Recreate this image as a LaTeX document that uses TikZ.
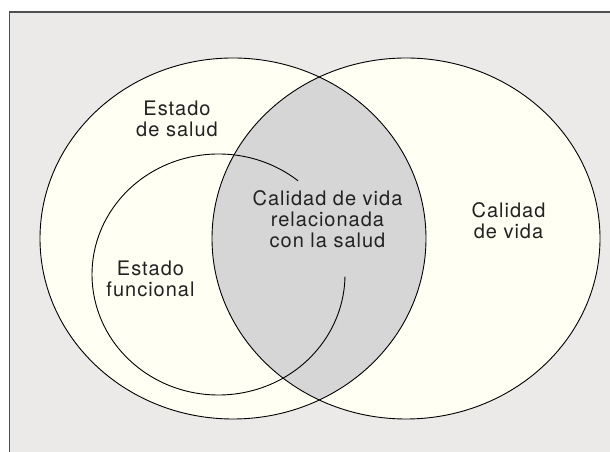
\documentclass[tikz,border=0pt]{standalone}
\usepackage{fontspec}
\setmainfont[LetterSpace=5]{TeX Gyre Heros}
\usetikzlibrary{calc}
\definecolor{bgc}{HTML}{EBEAE8}
\definecolor{cream}{HTML}{FFFFF3}
\definecolor{midgrey}{HTML}{D6D6D6}
\definecolor{framec}{HTML}{505050}
\definecolor{txtc}{HTML}{222222}
\tikzset{
  lbl/.style={anchor=south, align=center, inner sep=0pt, text=txtc,
    font=\fontsize{20}{21}\selectfont},
  outline/.style={draw=black, line width=0.9pt},
}
\begin{document}
\begin{tikzpicture}[x=1pt,y=1pt]
\useasboundingbox (0,0) rectangle (610,452);
\fill[white] (0,0) rectangle (610,452);
\fill[bgc] (9.5,0) rectangle (610,440);
\draw[framec, line width=1.4pt] (9.5,0) -- (9.5,440) -- (610,440);
% ellipses
\fill[cream] (233,213.5) ellipse [x radius=193, y radius=180.5];
\fill[cream] (406,213.5) ellipse [x radius=194, y radius=180.5];
\begin{scope}
  \clip (233,213.5) ellipse [x radius=193, y radius=180.5];
  \fill[midgrey] (406,213.5) ellipse [x radius=194, y radius=180.5];
\end{scope}
\draw[outline] (233,213.5) ellipse [x radius=193, y radius=180.5];
\draw[outline] (406,213.5) ellipse [x radius=194, y radius=180.5];
% functional-state arc
\coordinate (fc) at (218.5,177.5);
\draw[outline] ($(fc)+(51:126.5 and 120.5)$) arc [start angle=51, end angle=359, x radius=126.5, y radius=120.5];
% labels
\node[lbl] (salud) at (177,452-137) {Estado\\de salud};
\node[lbl] (func) at (150.5,452-296.7) {Estado\\funcional};
\node[lbl] (cvrs) at (327.5,452-248) {Calidad de vida\\relacionada\\con la salud};
\node[lbl] (cv) at (508.5,452-239) {Calidad\\de vida};
\end{tikzpicture}
\end{document}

What to do: Every line above should be repeated exactly; pictures stay out of the copy.

Final result:
Recreate this image as a LaTeX document that uses TikZ.
\documentclass[tikz,border=0pt]{standalone}
\usepackage{fontspec}
\setmainfont[LetterSpace=5]{TeX Gyre Heros}
\usetikzlibrary{calc}
\definecolor{bgc}{HTML}{EBEAE8}
\definecolor{cream}{HTML}{FFFFF3}
\definecolor{midgrey}{HTML}{D6D6D6}
\definecolor{framec}{HTML}{505050}
\definecolor{txtc}{HTML}{222222}
\tikzset{
  lbl/.style={anchor=south, align=center, inner sep=0pt, text=txtc,
    font=\fontsize{20}{21}\selectfont},
  outline/.style={draw=black, line width=0.9pt},
}
\begin{document}
\begin{tikzpicture}[x=1pt,y=1pt]
\useasboundingbox (0,0) rectangle (610,452);
\fill[white] (0,0) rectangle (610,452);
\fill[bgc] (9.5,0) rectangle (610,440);
\draw[framec, line width=1.4pt] (9.5,0) -- (9.5,440) -- (610,440);
% ellipses
\fill[cream] (233,213.5) ellipse [x radius=193, y radius=180.5];
\fill[cream] (406,213.5) ellipse [x radius=194, y radius=180.5];
\begin{scope}
  \clip (233,213.5) ellipse [x radius=193, y radius=180.5];
  \fill[midgrey] (406,213.5) ellipse [x radius=194, y radius=180.5];
\end{scope}
\draw[outline] (233,213.5) ellipse [x radius=193, y radius=180.5];
\draw[outline] (406,213.5) ellipse [x radius=194, y radius=180.5];
% functional-state arc
\coordinate (fc) at (218.5,177.5);
\draw[outline] ($(fc)+(51:126.5 and 120.5)$) arc [start angle=51, end angle=359, x radius=126.5, y radius=120.5];
% labels
\node[lbl] (salud) at (177,452-137) {Estado\\de salud};
\node[lbl] (func) at (150.5,452-296.7) {Estado\\funcional};
\node[lbl] (cvrs) at (327.5,452-248) {Calidad de vida\\relacionada\\con la salud};
\node[lbl] (cv) at (508.5,452-239) {Calidad\\de vida};
\end{tikzpicture}
\end{document}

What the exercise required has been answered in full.